From a medical point of view fear pours out cortisol. You’re on Defense mode. Cortisol is a stress hormone. Energises you when necessary. However you pay the price.
Cortisol will block Melatonin and in Defense mode you’re on watch and can’t sleep nor relax.
A little fire may soon turn into a bigger one, getting out of control, when fear turns into desperation, anger and rage.
This is when things start becoming bad in your life. You lose control of what started out as an emotion and the demons inside you, or as Carl Jung, the Swiss psychoanalyst called it “the shadow” part of your personality takes over.
In meditation you should only use a quarter of your concentration on the breath.
The point of this is that when you meditate you should only be aware of the core phases of the breath; you don’t remain continuously one with the breath.
I recommend focusing mostly on the out-breath.
The Shamatha Meditation is also a method of sharpening the mind. Often the sheer pace and demands of our lives have a numbing effect. Our mental sharpness diminishes, our perception becomes foggy and unclear. Too much is expected of our mental faculties, they are overstrained. This back and forth between so many thoughts wears us out.
In meditation we follow our breath, and this becomes so boring that the mind can regain its sharpness and we see and experience things much more intensely. In meditation, nothing happens but your breath and your body and a sort of wafting of thoughts.
When our mind finds non-entertainment outside, it increases in sharpness. Think of a child who has only one toy, just this one teddy bear. It will soon know it inside out from top to bottom. It will explore and memorise every detail, every inch of this toy. If you give the child boxes and boxes of toys, it will soon no longer be really interested in any of them. It will then become grumpy and demanding and have temper fits. It is better to have one thing at a time.
As soon as we get involved in the out-breath and have nothing else to entertain ourselves with, the mind-body connection can become very real.
The mind regains its precision and sharpness.

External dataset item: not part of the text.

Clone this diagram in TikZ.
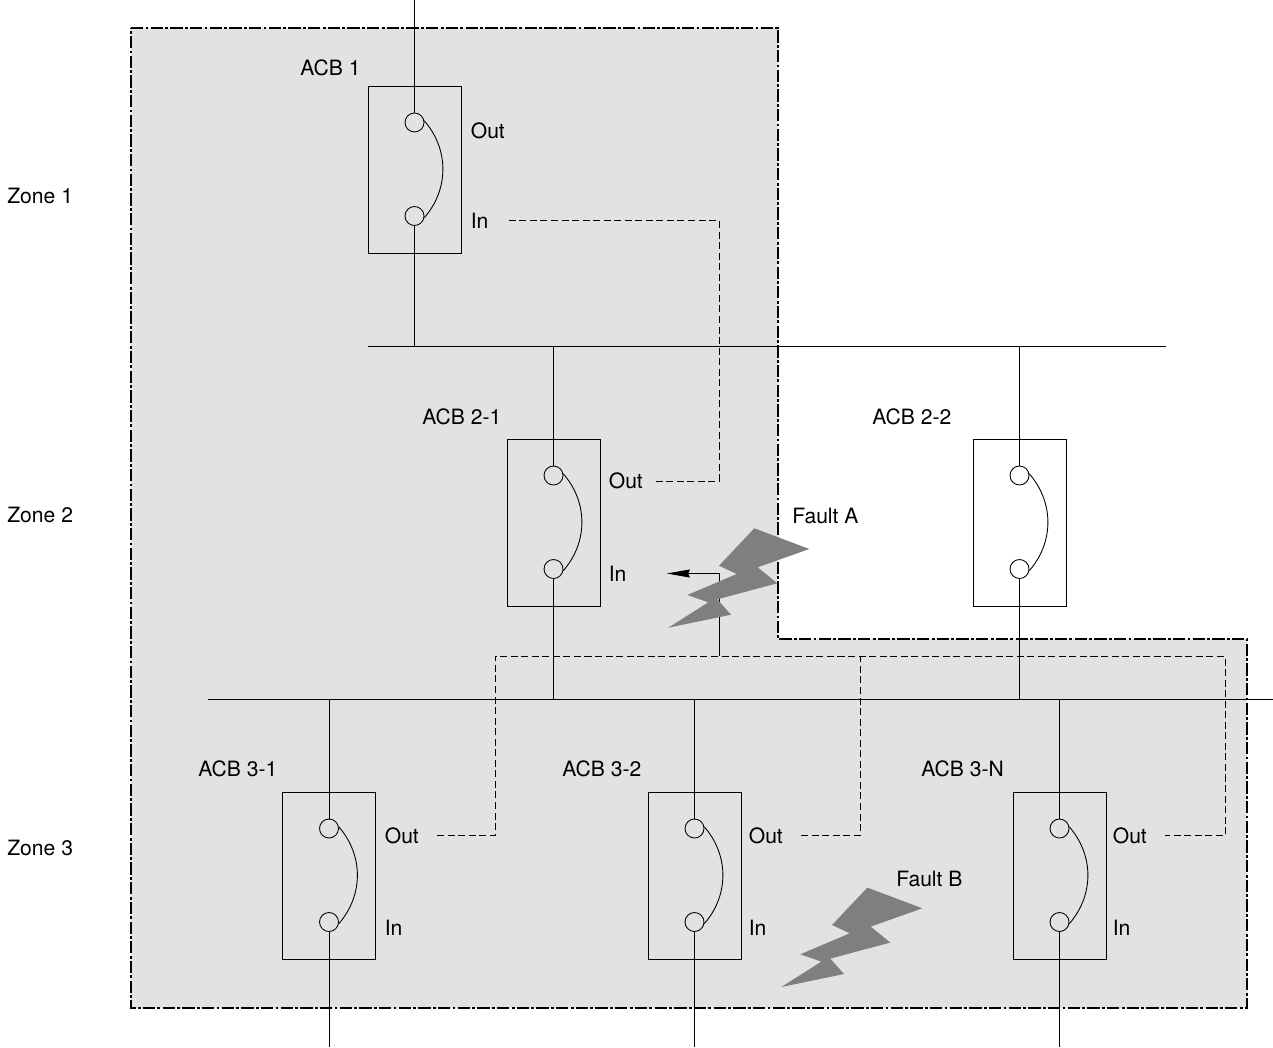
\documentclass[tikz,border=0pt]{standalone}
\usepackage{fontspec}
\setmainfont{TeX Gyre Heros}
\usepackage{xcolor}
\usetikzlibrary{arrows.meta, positioning}
\definecolor{zonefill}{HTML}{E2E2E2}
\definecolor{boltfill}{HTML}{7F7F7F}
\tikzset{
  wire/.style={line width=0.5pt},
  sigline/.style={line width=0.5pt,dash pattern=on 4pt off 2pt},
  zoneline/.style={line width=0.7pt,dash pattern=on 7pt off 1.3pt on 1.6pt off 1.3pt},
  acbbox/.style={draw,wire,minimum width=1.86cm,minimum height=3.34cm,inner sep=0pt},
  contact/.style={draw,wire,circle,minimum size=0.38cm,inner sep=0pt},
  lbl/.style={anchor=west,inner sep=0pt,font=\fontsize{12}{14}\selectfont},
}
% one breaker: name, centre x, top y
\newcommand{\acb}[3]{
  \node[acbbox] (#1) at (#2,#3+83.5) {};
  \node[contact] (#1-out) at (#2,#3+36.5) {};
  \node[contact] (#1-in) at (#2,#3+130) {};
  \draw[wire] (#1-out.10) to[bend left=41] (#1-in.-10);
}
% its two port labels: name, x, y of Out, y of In
\newcommand{\acbports}[4]{
  \node[lbl] (#1-outlbl) at (#2,#3) {Out};
  \node[lbl] (#1-inlbl) at (#2,#4) {In};
}
% one lightning bolt: shift in x, shift in y
\newcommand{\bolt}[2]{
  \fill[boltfill,shift={(#1,#2)}] (754.3,528.3)--(809.3,549)--(757.7,567.3)--(777.3,583.3)
    --(717.3,599.3)--(731,614.7)--(668.3,627.7)--(708.3,602.3)--(687.3,595)--(736.7,574)--(719,565.7)--cycle;
}
\begin{document}
\begin{tikzpicture}[x=0.02cm,y=-0.02cm]
  \useasboundingbox (0,0) rectangle (1273,1047);
  %protected zone
  \draw[zoneline,fill=zonefill](131,28)--(778,28)--(778,639)--(1247,639)--(1247,1008)--(131,1008)--cycle;
  %breakers
  \acb{acba}{414.5}{86}
  \acb{acbb}{553.5}{439}
  \acb{acbc}{1019.5}{439}
  \acb{acbd}{329}{792}
  \acb{acbe}{694.5}{792}
  \acb{acbf}{1059.5}{792}
  \acbports{acba}{470.5}{130.5}{220.5}
  \acbports{acbb}{608.5}{481}{573.5}
  \acbports{acbd}{384.5}{835.5}{927.5}
  \acbports{acbe}{748.5}{835.5}{927.5}
  \acbports{acbf}{1112.5}{835.5}{927.5}
  %buses
  \coordinate (busa1) at (368,346);
  \coordinate (busa2) at (1166,346);
  \coordinate (busb1) at (208,699);
  \coordinate (busb2) at (1273,699);
  \draw[wire](busa1)--(busa2);
  \draw[wire](busb1)--(busb2);
  %feeders
  \coordinate (feed) at (414.5,0);
  \draw[wire](feed)--(acba-out);
  \draw[wire](acba-in)--(acba-in|-busa1);
  \foreach \n in {acbb,acbc}{
    \draw[wire](\n-out)--(\n-out|-busa1);
    \draw[wire](\n-in)--(\n-in|-busb1);
  }
  \coordinate (bottom) at (0,1047);
  \foreach \n in {acbd,acbe,acbf}{
    \draw[wire](\n-out)--(\n-out|-busb1);
    \draw[wire](\n-in)--(\n-in|-bottom);
  }
  %restraint signals
  \coordinate (siga) at (719,481);
  \coordinate (sigb) at (495,656);
  \coordinate (sigc) at (1225,656);
  \coordinate (sigd) at (860,656);
  \coordinate (tap) at (719,656);
  \draw[sigline]([xshift=0.4cm]acba-inlbl.east)-|(siga)--([xshift=0.2cm]acbb-outlbl.east);
  \draw[sigline]([xshift=0.36cm]acbd-outlbl.east)-|(sigb)--(sigc)|-([xshift=0.36cm]acbf-outlbl.east);
  \draw[sigline]([xshift=0.36cm]acbe-outlbl.east)-|(sigd);
  \draw[wire,-{Stealth[length=4.6mm,width=1.6mm,inset=0.3mm]}](tap)|-([xshift=0.8cm]acbb-inlbl.east);
  %faults
  \bolt{0}{0}
  \bolt{113}{359.3}
  %labels
  \node[lbl] (acbalbl) at (300,67.5) {ACB 1};
  \node[lbl] (acbblbl) at (422,416.5) {ACB 2-1};
  \node[lbl] (acbclbl) at (872,416.5) {ACB 2-2};
  \node[lbl] (acbdlbl) at (198,768.5) {ACB 3-1};
  \node[lbl] (acbelbl) at (562,768.5) {ACB 3-2};
  \node[lbl] (acbflbl) at (921,768.5) {ACB 3-N};
  \node[lbl] (faulta) at (792,515.5) {Fault A};
  \node[lbl] (faultb) at (896,878.5) {Fault B};
  \node[lbl] (zonea) at (7,195.5) {Zone 1};
  \node[lbl] (zoneb) at (7,514.5) {Zone 2};
  \node[lbl] (zonec) at (7,847.5) {Zone 3};
\end{tikzpicture}
\end{document}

The out-breath is like a whetstone used to sharpen the knife or sword of the mind. When you sharpen a knife, you draw the blade over the stone, and when you exhale, you draw the blade of the mind over the sharpening stone of the breath. When you inhale, you bring the blade back to the point of contact with the stone, as it were, from which you make the next sharpening stroke. The sharpening stroke always goes in the same direction, which means here that your main focus is on the out-breath again and again.